Artificial Intelligence in the Government: Responses to Failures and Social Impact
Abstract
Artificial Intelligence (AI) is pervading the government and transforming how public services are provided to people—from allocation of government benefits and privileges to enforcement of law and regulatory mandates, monitoring of risks to public health and safety, and provision of services to the public. Unfortunately, despite technological improvements and betterments in performance, AI systems are fallible and may commit errors. How do people respond when learning of AI’s failures? In twelve preregistered studies (N = 3,026) across a range of policy areas and diverse samples, we document a robust effect of algorithmic transference: algorithmic failures are generalized more broadly than human failures.

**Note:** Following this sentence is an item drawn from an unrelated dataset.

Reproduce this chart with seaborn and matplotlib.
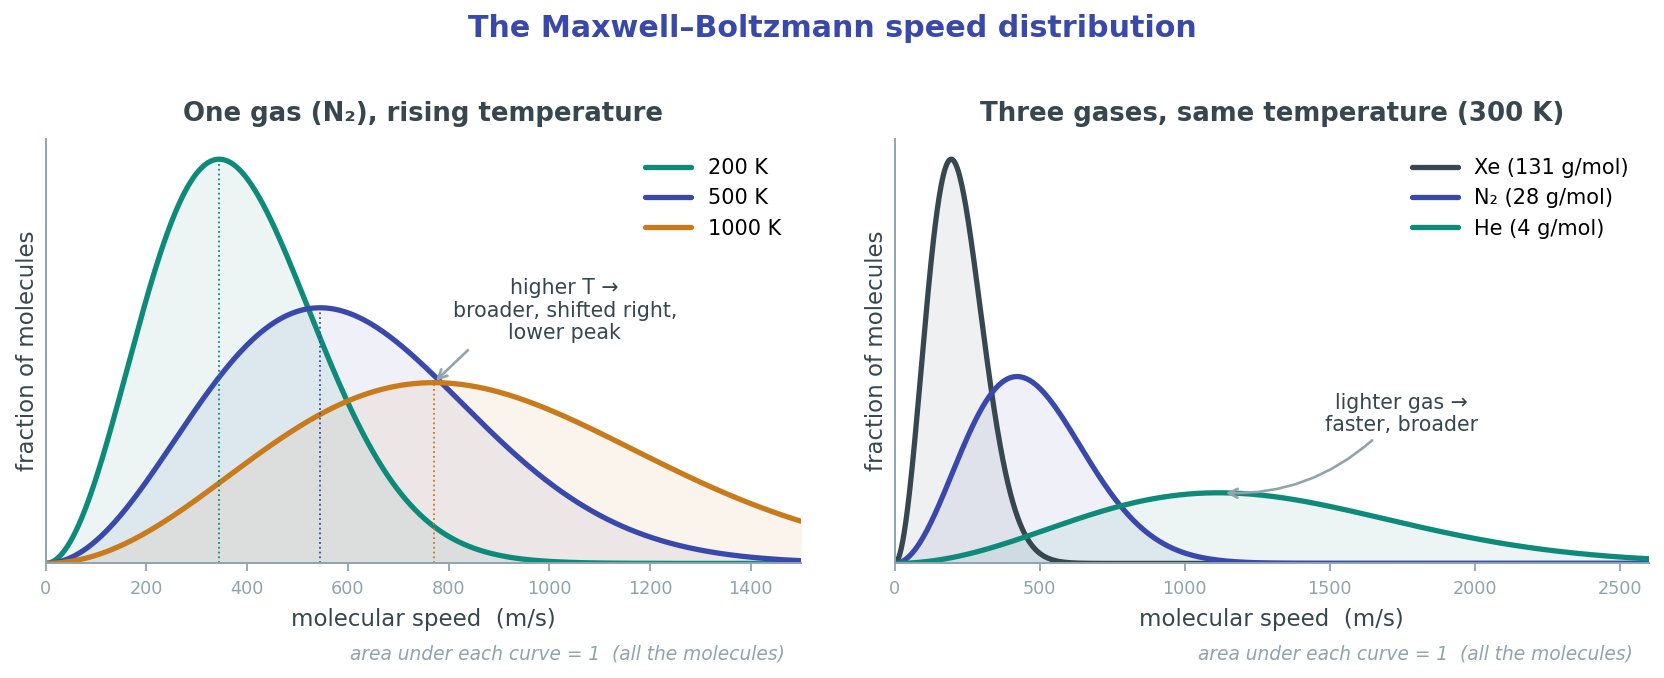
import numpy as np
import pandas as pd
import matplotlib
matplotlib.use("Agg")
import matplotlib.pyplot as plt
import seaborn as sns

# ---- data (physical parameters) ----
temps_K = [200, 500, 1000]                 # left panel, N2
temp_labels = ["200 K", "500 K", "1000 K"]
n2_molar_mass = 28.0                       # g/mol
gas_names = ["Xe (131 g/mol)", "N\u2082 (28 g/mol)", "He (4 g/mol)"]
gas_molar_masses = [131.0, 28.0, 4.0]      # g/mol, right panel
right_temp = 300                           # K
left_xmax = 1500
right_xmax = 2600
left_ticks = [0, 200, 400, 600, 800, 1000, 1200, 1400]
right_ticks = [0, 500, 1000, 1500, 2000, 2500]

R = 8.314

def mb_pdf(v, T, M_gmol):
    M = M_gmol / 1000.0
    a = M / (2 * R * T)
    return 4 * np.pi * (a / np.pi) ** 1.5 * v ** 2 * np.exp(-a * v ** 2)

def vp(T, M_gmol):
    return np.sqrt(2 * R * T / (M_gmol / 1000.0))

TEAL = "#0e8a7a"
BLUE = "#3949ab"
ORANGE = "#c97a1a"
SLATE = "#37474f"
GRAY = "#90a4ae"

left_colors = [TEAL, BLUE, ORANGE]
right_colors = [SLATE, BLUE, TEAL]

sns.set_style("white")
plt.rcParams["font.family"] = ["DejaVu Sans"]

LW = 3.8

fig = plt.figure(figsize=(16.64, 6.78), dpi=100)
axL = fig.add_axes([0.0274, 0.169, 0.4541, 0.626])
axR = fig.add_axes([0.5376, 0.169, 0.4534, 0.626])

# left panel
vL = np.linspace(0, left_xmax, 800)
dfL = pd.concat([pd.DataFrame({"v": vL, "f": mb_pdf(vL, T, n2_molar_mass), "s": lab})
                 for T, lab in zip(temps_K, temp_labels)])
sns.lineplot(data=dfL, x="v", y="f", hue="s", hue_order=temp_labels,
             palette=left_colors, lw=LW, ax=axL)
for T, c in zip(temps_K, left_colors):
    f = mb_pdf(vL, T, n2_molar_mass)
    axL.fill_between(vL, 0, f, color=c, alpha=0.08, lw=0)
    p = vp(T, n2_molar_mass)
    axL.plot([p, p], [0, mb_pdf(p, T, n2_molar_mass)], color=c, lw=1.3, ls=":")
peakL = mb_pdf(vp(temps_K[0], n2_molar_mass), temps_K[0], n2_molar_mass)
axL.set_xlim(0, left_xmax)
axL.set_ylim(0, peakL * 1.05)
axL.set_xticks(left_ticks)
p3 = vp(temps_K[2], n2_molar_mass)
axL.text(0.687, 0.595, "higher T \u2192\nbroader, shifted right,\nlower peak",
         transform=axL.transAxes, ha="center", va="center", fontsize=14.8,
         color=SLATE, linespacing=1.15)
axL.annotate("", xy=(p3, mb_pdf(p3, temps_K[2], n2_molar_mass)), xycoords="data",
             xytext=(0.559, 0.5025), textcoords="axes fraction",
             arrowprops=dict(arrowstyle="->", color=GRAY, lw=1.9,
                             shrinkA=0, shrinkB=2, mutation_scale=16))

# right panel
vR = np.linspace(0, right_xmax, 1200)
dfR = pd.concat([pd.DataFrame({"v": vR, "f": mb_pdf(vR, right_temp, M), "s": name})
                 for M, name in zip(gas_molar_masses, gas_names)])
sns.lineplot(data=dfR, x="v", y="f", hue="s", hue_order=gas_names,
             palette=right_colors, lw=LW, ax=axR)
for M, c in zip(gas_molar_masses, right_colors):
    axR.fill_between(vR, 0, mb_pdf(vR, right_temp, M), color=c, alpha=0.08, lw=0)
peakR = mb_pdf(vp(right_temp, gas_molar_masses[0]), right_temp, gas_molar_masses[0])
axR.set_xlim(0, right_xmax)
axR.set_ylim(0, peakR * 1.05)
axR.set_xticks(right_ticks)
pHe = vp(right_temp, gas_molar_masses[2])
axR.text(0.672, 0.3525, "lighter gas \u2192\nfaster, broader",
         transform=axR.transAxes, ha="center", va="center", fontsize=14.8,
         color=SLATE, linespacing=1.15)
axR.annotate("", xy=(pHe + 15, mb_pdf(pHe, right_temp, gas_molar_masses[2])),
             xycoords="data", xytext=(0.633, 0.29), textcoords="axes fraction",
             arrowprops=dict(arrowstyle="->", color=GRAY, lw=1.9,
                             shrinkA=0, shrinkB=2, mutation_scale=16,
                             connectionstyle="arc3,rad=-0.2"))

titles = ["One gas (N\u2082), rising temperature", "Three gases, same temperature (300 K)"]
for ax, t in zip([axL, axR], titles):
    ax.set_title(t, fontsize=18.7, fontweight="bold", color=SLATE, pad=13)
    ax.set_xlabel("molecular speed  (m/s)", fontsize=16.5, color=SLATE, labelpad=7)
    ax.set_ylabel("fraction of molecules", fontsize=16.5, color=SLATE, labelpad=5)
    ax.set_yticks([])
    for s in ["top", "right"]:
        ax.spines[s].set_visible(False)
    for s in ["left", "bottom"]:
        ax.spines[s].set_color(GRAY)
        ax.spines[s].set_linewidth(1.4)
    ax.tick_params(axis="x", colors=GRAY, labelsize=12.7, length=5.5, width=1.3,
                   direction="out", bottom=True, pad=6.5)
    leg = ax.legend(loc="upper right", bbox_to_anchor=(0.99, 0.985), frameon=False,
                    fontsize=15, handlelength=2.2, borderaxespad=0.2,
                    labelspacing=0.5, labelcolor="black")
    for line in leg.get_lines():
        line.set_linewidth(LW)
    ax.text(0.979, -0.2125, "area under each curve = 1  (all the molecules)",
            transform=ax.transAxes, ha="right", va="center", fontsize=13.4,
            style="italic", color=GRAY)

fig.suptitle("The Maxwell\u2013Boltzmann speed distribution", fontsize=21.7,
             fontweight="bold", color=BLUE, y=0.958, va="center")

fig.savefig("out.png", dpi=100, facecolor="white")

Rather than reflecting generalized algorithm aversion, algorithmic transference is rooted in social categorization: it stems from how people perceive a group of non-human agents versus a group of humans—as out-groups characterized by greater homogeneity than in-groups of comparable humans. Because AIs are perceived as more homogeneous than people, failure information about one algorithm has higher inductive potential and is transferred to another algorithm at a higher rate than failure information about a person is transferred to another person. Assessing AI’s impact on consumers and societies, we show how the premature or mismanaged deployment of faulty AI technologies may engender algorithmic transference and undermine the very institutions that AI systems are meant to modernize.